“They say that Edmund would have been about 30 – which is far too soon to die. Morons stripped him, tied him to a tree, and made him into a target. This mindless taking of life and rattling of weapons . . . ”
Ronald Blythe writes of the martyrdom of Saint Edmund, he of Bury Saint Edmunds. Tradition says that Edmund was king of East Anglia and was shot with arrows by the Vikings before being beheaded because he refused to renounce his faith.
Blythe’s reference to Edmund’s killers as “morons” is odd: was not killing one’s enemies not the modus operandi of Ninth Century armies? Was not killing those who dissented the modus operandi of the Church for much, even most, of its history?
If the Vikings who killed Edmund are “morons” then what does one make of moments such as the speech of Pope Urban II as he launched the First Crusade in 1095? Even a charitable report, by Fulcher of Chartres, has him saying:
I, or rather the Lord, beseech you as Christ’s heralds to publish this everywhere and to perse all people of whatever rank, foot-soldiers and knights, poor and rich, to carry aid promptly to those Christians and to destroy that vile race from the lands of our friends. I say this to those who are present, it is meant also for those who are absent. Moreover, Christ commands it
“Destroy that vile race from the lands of our friends”? Did those words give license for the massacre of the population of Jerusalem? If the Vikings who killed Edmund were morons, what of Urban II?
Or what about the massacre of the population of the French city of Béziers in 1209 of which Caesarius of Heisterbach wrote twenty years later,
When they discovered, from the admissions of some of them, that there were Catholics mingled with the heretics they said to the abbot, “Sir, what shall we do, for we cannot distinguish between the faithful and the heretics.” The abbot, like the others, was afraid that many, in fear of death, would pretend to be Catholics, and after their departure, would return to their heresy, and is said to have replied, “Caedite eos. Novit enim Dominus qui sunt eius – Kill them all for the Lord knoweth them that are His”, and so countless number in that town were slain”.
Estimates as to how many died vary. The claim of twenty-thousand is probably an exaggeration, but the number who died through the desire of the Church to suppress the “heretic” Cathars numbered thousands. A slaughter under the authority of an abbot: was he a moron?

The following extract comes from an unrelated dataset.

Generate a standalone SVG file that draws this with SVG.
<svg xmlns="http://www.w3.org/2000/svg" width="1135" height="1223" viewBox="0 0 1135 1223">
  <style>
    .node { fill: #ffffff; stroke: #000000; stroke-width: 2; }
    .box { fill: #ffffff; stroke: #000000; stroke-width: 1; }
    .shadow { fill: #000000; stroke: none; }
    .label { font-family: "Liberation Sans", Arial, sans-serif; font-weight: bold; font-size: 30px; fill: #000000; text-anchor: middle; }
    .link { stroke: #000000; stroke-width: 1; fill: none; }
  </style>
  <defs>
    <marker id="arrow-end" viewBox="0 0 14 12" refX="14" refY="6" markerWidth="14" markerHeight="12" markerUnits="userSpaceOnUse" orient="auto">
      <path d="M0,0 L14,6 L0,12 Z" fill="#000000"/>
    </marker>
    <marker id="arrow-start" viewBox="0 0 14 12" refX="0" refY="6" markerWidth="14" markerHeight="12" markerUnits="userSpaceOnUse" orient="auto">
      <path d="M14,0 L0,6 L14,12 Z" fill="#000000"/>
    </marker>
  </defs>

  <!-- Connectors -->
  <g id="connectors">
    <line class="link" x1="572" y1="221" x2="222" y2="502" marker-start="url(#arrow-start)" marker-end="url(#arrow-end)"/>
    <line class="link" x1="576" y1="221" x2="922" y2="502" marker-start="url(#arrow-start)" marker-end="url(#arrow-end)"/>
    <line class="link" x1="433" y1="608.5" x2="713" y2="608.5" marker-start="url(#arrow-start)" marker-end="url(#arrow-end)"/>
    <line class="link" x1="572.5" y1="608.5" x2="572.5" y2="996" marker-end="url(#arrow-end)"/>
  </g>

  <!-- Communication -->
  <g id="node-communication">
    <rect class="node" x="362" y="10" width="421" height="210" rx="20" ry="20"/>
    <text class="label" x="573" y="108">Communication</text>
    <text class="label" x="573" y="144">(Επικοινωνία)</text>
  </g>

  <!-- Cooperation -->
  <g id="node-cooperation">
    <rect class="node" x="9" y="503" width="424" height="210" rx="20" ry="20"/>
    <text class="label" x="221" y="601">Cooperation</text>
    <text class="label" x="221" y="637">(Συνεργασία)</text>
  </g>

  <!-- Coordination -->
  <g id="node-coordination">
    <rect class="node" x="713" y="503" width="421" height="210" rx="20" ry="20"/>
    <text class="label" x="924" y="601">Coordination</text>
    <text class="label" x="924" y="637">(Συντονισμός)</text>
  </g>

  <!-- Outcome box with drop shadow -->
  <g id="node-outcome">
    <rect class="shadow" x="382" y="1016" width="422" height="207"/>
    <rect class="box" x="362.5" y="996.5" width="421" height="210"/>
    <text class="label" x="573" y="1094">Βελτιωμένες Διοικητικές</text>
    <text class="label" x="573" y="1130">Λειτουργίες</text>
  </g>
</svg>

The candidates for the appellation of “moron” in Christian history are innumerable; the targets of their arrows and swords and axes and stakes and nooses, and all the other instruments of medieval torture and killing, are now mostly hardly remembered. In one place heretics, in another Jews, in another Muslims, in another Catholics, or Protestants, or Anabaptists, or anyone else who differed from those who held power by force. The behaviour of those who killed Edmund seems trivial when compared with what was to follow. If they were morons, then the Church would provide ones considerably greater.